Agnetha D Fruijtier, Jetske van der Schaar, Ingrid S van Maurik, Marissa D Zwan, Philip Scheltens, Femke Bouwman, Yolande A L Pijnenburg, Bart N M van Berckel, Jarith Ebenau, Wiesje M van der Flier, Ellen M A Smets, Leonie N C Visser
Introduction: Empirical studies on effective communication for amyloid disclosure in mild cognitive impairment (MCI) are lacking. We aimed to study the impact of six communication strategies.
Method: We performed a randomized controlled trial with seven randomly assigned, video-vignette conditions: six emphasizing a communication strategy and one basic condition. All showed a scripted consultation of a neurologist disclosing positive amyloid positron emission tomography (PET) scan results to an MCI patient. Healthy individuals (N = 1017; mean age ± SD 64 ± 8, 808 (79%) female) were instructed to imagine themselves in the video, answered questionnaires assessing information recall, emotional state, and behavioral intentions, and evaluate the physician/information.

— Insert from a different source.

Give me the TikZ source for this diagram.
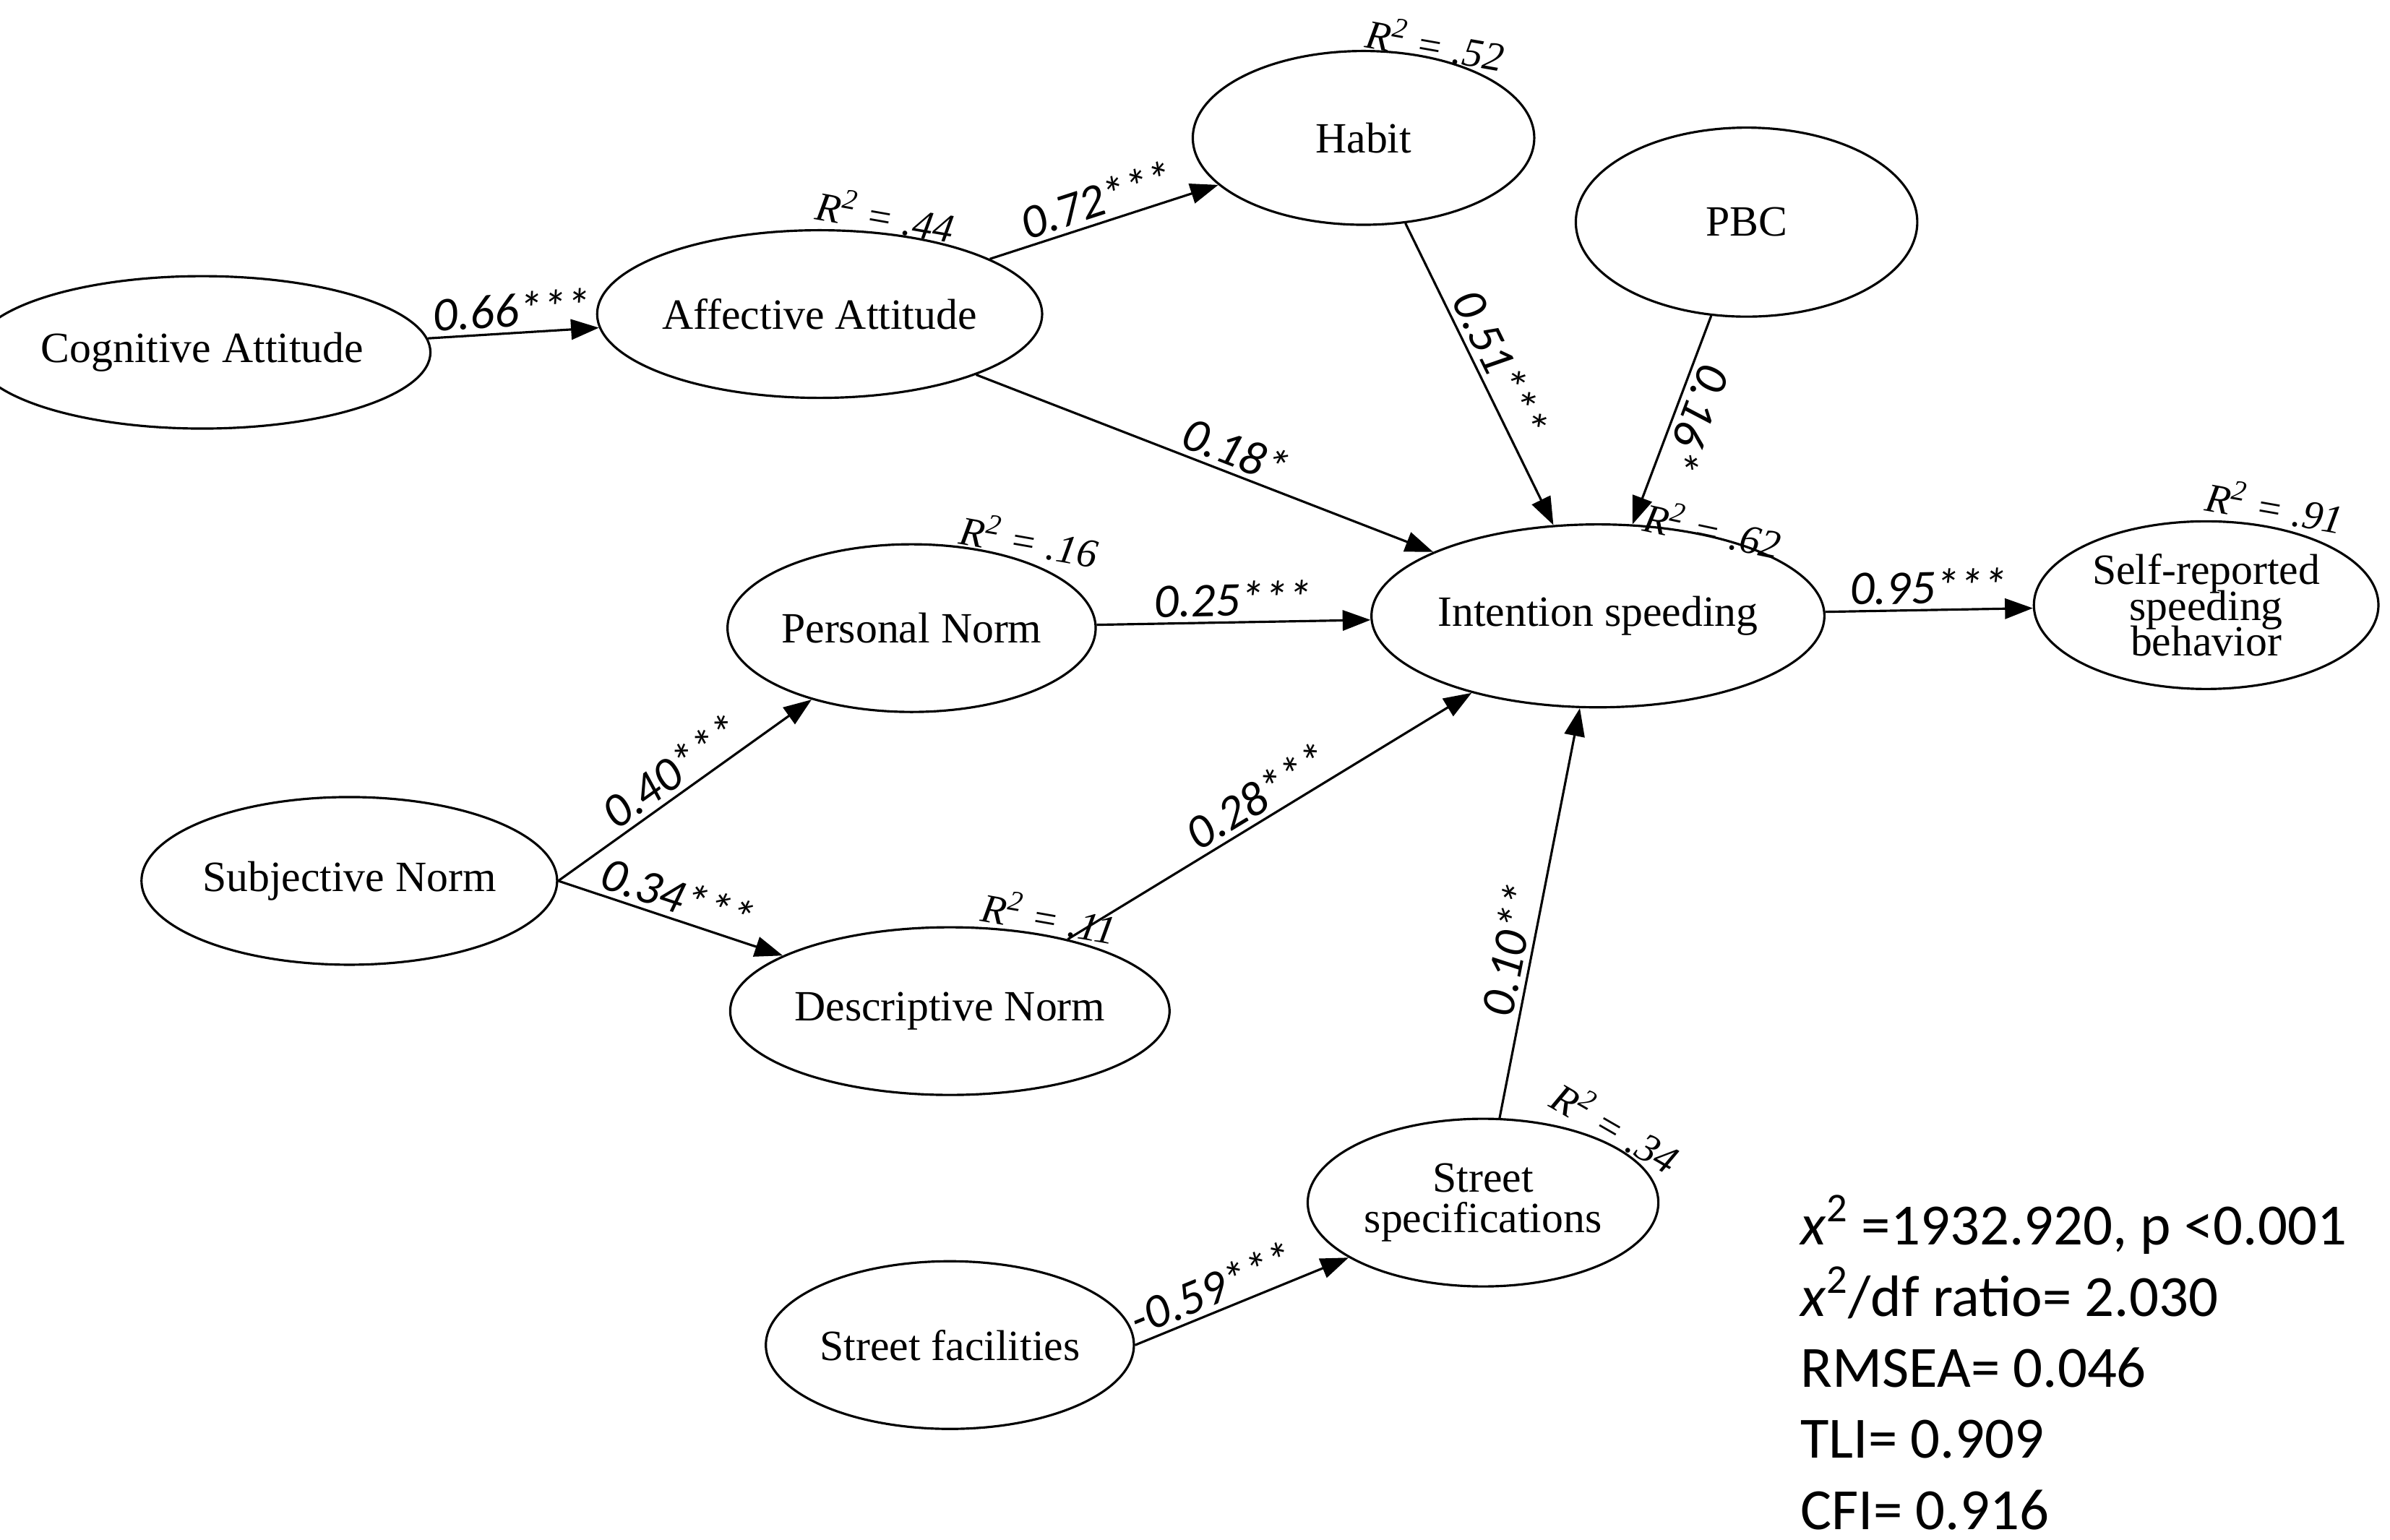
\documentclass[tikz,border=0pt]{standalone}
\usepackage{fontspec}
\setmainfont{Liberation Serif}
\newfontfamily\lbl{Carlito}
\usetikzlibrary{shapes.geometric,arrows.meta}
\begin{document}
\begin{tikzpicture}[x=0.0212cm,y=-0.0212cm,
  lv/.style 2 args={ellipse,draw,line width=0.9pt,minimum width=#1*0.6pt,minimum height=#2*0.6pt,font=\fontsize{17}{18}\selectfont,align=center,inner sep=0pt},
  ar/.style={-{Triangle[length=11pt,width=8pt]},line width=0.9pt},
  cf/.style={font=\lbl\itshape\fontsize{19}{20}\selectfont,sloped,above,inner sep=2pt},
  rsq/.style={font=\itshape\fontsize{16}{17}\selectfont,inner sep=0pt}]
\useasboundingbox (0,0) rectangle (1560,1005);
\node[lv={236}{100}] (cog) at (132,230) {Cognitive Attitude};
\node[lv={230}{110}] (aff) at (535,205) {Affective Attitude};
\node[lv={224}{114}] (hab) at (890,90) {Habit};
\node[lv={224}{124}] (pbc) at (1140,145) {PBC};
\node[lv={224}{110}] (pn) at (595,410) {Personal Norm};
\node[lv={226}{120}] (int) at (1043,402) {Intention speeding};
\node[lv={226}{110}] (self) at (1440,395) {Self-reported\\[-4pt]speeding\\[-4pt]behavior};
\node[lv={226}{110}] (sn) at (228,575) {Subjective Norm};
\node[lv={226}{110}] (dn) at (620,660) {Descriptive Norm};
\node[lv={230}{110}] (ss) at (968,785) {Street\\[-2pt]specifications};
\node[lv={226}{110}] (sf) at (620,878) {Street facilities};

\draw[ar] (cog) -- node[cf]{0.66***} (aff);
\draw[ar] (aff) -- node[cf]{0.72***} (hab);
\draw[ar] (aff) -- node[cf,pos=0.55]{0.18*} (int);
\draw[ar] (hab) -- node[cf]{0.51***} (int);
\draw[ar] (pbc) -- node[cf,pos=0.45,allow upside down]{0.16*} (int);
\draw[ar] (pn) -- node[cf]{0.25***} (int);
\draw[ar] (int) -- node[cf]{0.95***} (self);
\draw[ar] (sn.east) -- node[cf]{0.40***} (pn);
\draw[ar] (sn.east) -- node[cf]{0.34***} (dn);
\draw[ar] (dn) -- node[cf]{0.28***} (int);
\draw[ar] (ss) -- node[cf,pos=0.4]{0.10**} (int);
\draw[ar] (sf.east) -- node[cf,pos=0.4]{-0.59***} (ss);

\node[rsq,rotate=-10] (r1) at (578,140) {R\textsuperscript{2} = .44};
\node[rsq,rotate=-10] (r2) at (937,28) {R\textsuperscript{2} = .52};
\node[rsq,rotate=-12] (r3) at (1118,345) {R\textsuperscript{2} = .62};
\node[rsq,rotate=-10] (r4) at (1485,330) {R\textsuperscript{2} = .91};
\node[rsq,rotate=-10] (r5) at (672,352) {R\textsuperscript{2} = .16};
\node[rsq,rotate=-10] (r6) at (685,598) {R\textsuperscript{2} = .11};
\node[rsq,rotate=-30] (r7) at (1055,735) {R\textsuperscript{2} = .34};

\node[font=\lbl\fontsize{23}{28}\selectfont,align=left,anchor=north west,inner sep=0pt] (st) at (1175,780)
{\textit{x}\textsuperscript{2} =1932.920, p <0.001\\ \textit{x}\textsuperscript{2}/df ratio= 2.030\\ RMSEA= 0.046\\ TLI= 0.909\\ CFI= 0.916};
\end{tikzpicture}
\end{document}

Results: “Risk best practice” resulted in highest free recall compared to other strategies (P < .05), except “emotional support”. Recall in “emotional support” was better compared to “basic-‘ and elaborate information”(P < .05). “Risk best practice” resulted in the highest uncertainty (P < .001). “Teach-back” and “emotional support” contributed to the highest evaluations (P -values < .01).
Conclusion: Risk communication best practices, attending to emotions, and teach-back techniques enhance information recall of amyloid-PET results, and could contribute to positive care evaluations.